Pero hay otro problema, el DSM III substituyó el término de “enfermedad mental” por el de “trastorno mental” y el DSM IV señaló que “a pesar de que este manual proporciona una clasificación de los trastornos mentales debe admitirse que no existe una definición que especifique adecuadamente los límites del concepto de trastorno mental”. Esto significaba que se construía una sistema de clasificación pero no quedaba muy claro qué era lo que se clasificaba. Además, se tuvo la pretensión de hacer creer que se trabajaba con entidades naturales, como en el campo de la botánica o de la zoología; pero se trata de constructor teóricos elaborados por consenso de “expertos”. Es decir, sobre la existencia de síntomas y malestares se construyó el edificio de los trastornos mentales, sometidos a las más diversas presiones, como sucedió con la no consideración de la homosexualidad como hipotético trastorno mental, efecto de las presiones que ejercieron las comunidades de homosexuales de los Estados Unidos sobre los expertos redactores del DSM III.

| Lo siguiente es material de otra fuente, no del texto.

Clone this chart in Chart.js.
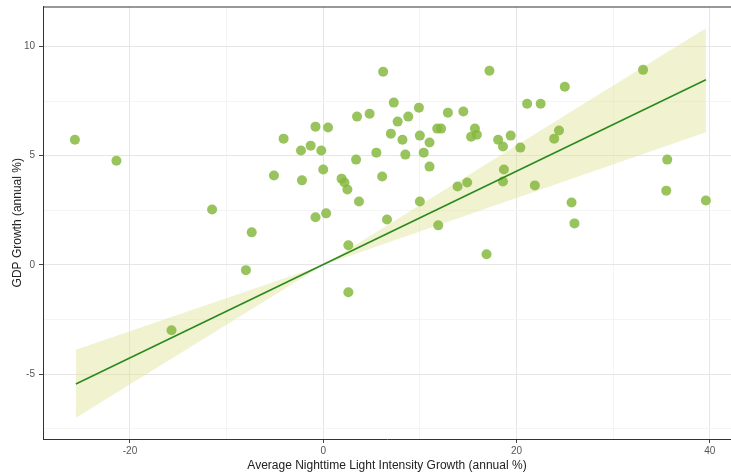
<!DOCTYPE html>
<html>
<head>
<meta charset="utf-8">
<script src="https://cdn.jsdelivr.net/npm/chart.js@4"></script>
<style>
  body { margin: 0; background: #fff; }
  #wrap { width: 731px; height: 473px; }
</style>
</head>
<body>
<div id="wrap"><canvas id="grafico" width="731" height="473"></canvas></div>
<script>
// Datos (crecimiento de luz nocturna vs crecimiento del PIB)
const lightGrowth = [
  -25.7, -21.4, -11.5, -7.4, -8.0, -15.7, -5.1, -4.1, -2.2, -2.3,
  -1.3, -0.8, -0.2, 0.5, 0.0, -0.8, 0.3, 1.9, 2.2, 2.5,
  2.6, 2.6, 3.7, 3.5, 3.4, 4.8, 5.5, 6.2, 6.1, 6.6,
  7.0, 7.3, 7.7, 8.2, 8.5, 8.8, 9.9, 10.0, 10.0, 10.4,
  11.0, 11.0, 11.8, 12.2, 11.9, 12.9, 13.9, 14.5, 14.9, 15.3,
  15.7, 15.9, 16.9, 17.2, 18.1, 18.6, 18.7, 18.6, 19.4, 20.4,
  21.1, 21.9, 22.5, 23.9, 24.4, 25.0, 25.7, 26.0, 33.1, 35.6,
  35.5, 39.6
];
const gdpGrowth = [
  5.73, 4.77, 2.54, 1.49, -0.24, -2.99, 4.09, 5.78, 3.87, 5.24,
  5.46, 6.33, 5.24, 6.29, 4.37, 2.18, 2.36, 3.95, 3.77, 3.45,
  0.90, -1.25, 2.90, 6.79, 4.82, 6.92, 5.14, 8.84, 4.05, 2.08,
  6.01, 7.43, 6.56, 5.73, 5.05, 6.79, 7.20, 5.92, 2.90, 5.14,
  5.60, 4.50, 6.24, 6.24, 1.81, 6.97, 3.59, 7.02, 3.77, 5.87,
  6.24, 5.96, 0.49, 8.89, 5.73, 5.42, 4.37, 3.82, 5.92, 5.37,
  7.38, 3.64, 7.38, 5.78, 6.15, 8.16, 2.86, 1.90, 8.93, 4.82,
  3.40, 2.95
];

// Recta ajustada y banda de confianza
const fitX = [-25.6, 39.6];
const fitY = [-5.45, 8.48];
const bandX = [-25.6, 0, 39.6];
const bandUpper = [-3.88, 0, 10.84];
const bandLower = [-7.0, 0, 6.07];

// Marcas de los ejes
const xMajorTicks = [-20, 0, 20, 40];
const xMinorTicks = [-10, 10, 30];
const yMajorTicks = [-5, 0, 5, 10];
const yMinorTicks = [-7.5, -2.5, 2.5, 7.5];

const pares = (xs, ys) => xs.map((x, i) => ({ x: x, y: ys[i] }));

// Borde superior del panel
const bordeSuperior = {
  id: 'bordeSuperior',
  afterDraw(chart) {
    const { ctx, chartArea } = chart;
    ctx.save();
    ctx.strokeStyle = '#333333';
    ctx.lineWidth = 1;
    ctx.beginPath();
    ctx.moveTo(chartArea.left, chartArea.top + 0.5);
    ctx.lineTo(chartArea.right, chartArea.top + 0.5);
    ctx.stroke();
    ctx.restore();
  }
};

function gridStyle(majors) {
  return {
    color: c => majors.includes(c.tick.value) ? '#e6e6e6' : '#f1f1f1',
    lineWidth: c => majors.includes(c.tick.value) ? 1 : 0.8,
    tickColor: c => majors.includes(c.tick.value) ? '#444444' : 'rgba(0,0,0,0)',
    tickLength: 4,
    drawTicks: true
  };
}

new Chart(document.getElementById('grafico'), {
  type: 'line',
  data: {
    datasets: [
      {
        label: 'ajuste',
        data: pares(fitX, fitY),
        borderColor: '#2a8a1e',
        borderWidth: 1.6,
        pointRadius: 0,
        fill: false,
        order: 0
      },
      {
        label: 'países',
        data: pares(lightGrowth, gdpGrowth),
        showLine: false,
        pointRadius: 5,
        pointBorderWidth: 0,
        pointBackgroundColor: 'rgba(135,185,65,0.85)',
        pointBorderColor: 'rgba(135,185,65,0.85)',
        order: 1
      },
      {
        label: 'inferior',
        data: pares(bandX, bandLower),
        borderWidth: 0,
        borderColor: 'rgba(0,0,0,0)',
        pointRadius: 0,
        fill: false,
        order: 3
      },
      {
        label: 'superior',
        data: pares(bandX, bandUpper),
        borderWidth: 0,
        borderColor: 'rgba(0,0,0,0)',
        backgroundColor: 'rgba(222,226,150,0.45)',
        pointRadius: 0,
        fill: '-1',
        order: 2
      }
    ]
  },
  options: {
    responsive: false,
    devicePixelRatio: 1,
    animation: false,
    layout: { autoPadding: false, padding: { top: 6.5, right: 0, left: 0, bottom: 0 } },
    plugins: {
      legend: { display: false },
      tooltip: { enabled: false }
    },
    scales: {
      x: {
        type: 'linear',
        min: -29.0,
        max: 42.2,
        afterBuildTicks: s => { s.ticks = xMajorTicks.concat(xMinorTicks).sort((a, b) => a - b).map(v => ({ value: v })); },
        afterFit: s => { s.height = 34; s.paddingLeft = 0; s.paddingRight = 0; },
        grid: gridStyle(xMajorTicks),
        border: { display: true, color: '#333333', width: 1 },
        ticks: {
          autoSkip: false,
          maxRotation: 0,
          padding: 2,
          color: '#555555',
          font: { family: 'Liberation Sans', size: 10 },
          callback: v => xMajorTicks.includes(v) ? String(v) : ''
        },
        title: {
          display: true,
          text: 'Average Nighttime Light Intensity Growth (annual %)',
          color: '#222222',
          font: { family: 'Liberation Sans', size: 12 },
          padding: { top: 0, bottom: 0 }
        }
      },
      y: {
        type: 'linear',
        min: -7.97,
        max: 11.83,
        afterBuildTicks: s => { s.ticks = yMajorTicks.concat(yMinorTicks).sort((a, b) => a - b).map(v => ({ value: v })); },
        afterFit: s => { s.width = 43; s.paddingTop = 0; s.paddingBottom = 0; },
        grid: gridStyle(yMajorTicks),
        border: { display: true, color: '#333333', width: 1 },
        ticks: {
          autoSkip: false,
          padding: 4,
          color: '#555555',
          font: { family: 'Liberation Sans', size: 10 },
          callback: v => yMajorTicks.includes(v) ? String(v) : ''
        },
        title: {
          display: true,
          text: 'GDP Growth (annual %)',
          color: '#222222',
          font: { family: 'Liberation Sans', size: 12 },
          padding: { top: 10, bottom: 0 }
        }
      }
    }
  },
  plugins: [bordeSuperior]
});
</script>
</body>
</html>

Con el DSM IV, el diagnóstico determina una terapia estandarizada del síntoma o del síndrome. El hombre y la mujer del DSM IV son seres humanos a los que no se les reconoce su subjetividad. De ello dan fe la proliferación de rígidos protocolos y de pruebas “objetivas” que, a partir de la complicidad de los números asignados –por otros seres humanos– se pretende obtener diagnósticos rigurosos. Con ello se hace tábula rasa de la clínica psiquiátrica clásica y de las aportaciones del psicoanálisis.

Se constituye así un nuevo paradigma basado en la eliminación de la subjetividad y en una definición arbitraria de lo normal y lo patológico. No ha de sorprender, en este contexto, que la campana de Gauss de los individuos diagnosticados de trastornos mentales sea cada más aplanada, es decir, cada vez más sujetos trastornados.

En este nuevo paradigma desaparece la transferencia o, mejor dicho, su consideración por parte del profesional. Pero, además, se libera al clínico de la angustia que genera el encuentro con el paciente. Finalmente, se constituye una dinámica cuyo ideal es la localización sistemática del correlato neurorradiológico del trastorno mental.

Todo ha de cuadrar, el cuadro clínico, la neuroimagen, las pruebas objetivas, el tratamiento estandarizado y, finalmente, el resultado terapéutico. Y si la cosa falla es porque el sujeto-paciente es “resistente”.

Pero el libro que se presenta, aporta una manera diferente de tratar la clínica de lo mental. Se trata de una clínica que rescata todo aquello que la gran psiquiatría clásica, fundamentada en las aportaciones del método fenomenológico y del existencialismo, aportó en su día, una clínica que escuchaba el decir del paciente, su sufrimiento, su queja.

Pero también se trata de lo que la clínica psicoanalítica viene aportando desde su nacimiento con Freud. Los artículos de Pierre-Gilles Guéguen (“Principios del poder del psicoanálisis frente al suicidio”), de José Ramón Ubieto (“Los golpes de la vida. Tentativas suicidas en un caso de melancolía”) o de Francesc Vilà (“Un payaso con el cuerpo roto. Sobre el humor de matarse en la juventud”), por citar algunos de los excelentes artículos, nos presentan una clínica basada en la escucha de la palabra del sujeto, de sus avatares, de sus aventuras y desventuras, de sus malestares, de sus fracasos y de sus éxitos. Una clínica, en suma, que rescata lo específicamente humano y lo reivindica como su objeto de atención.

* Intervención del autor en el acto de presentación del “Suicidio, medicamentos y orden público” (Gredos-ELP, 2010) en el Colegio Oficial de Psicólogos de Catalunya, lunes 24 de enero de 2011.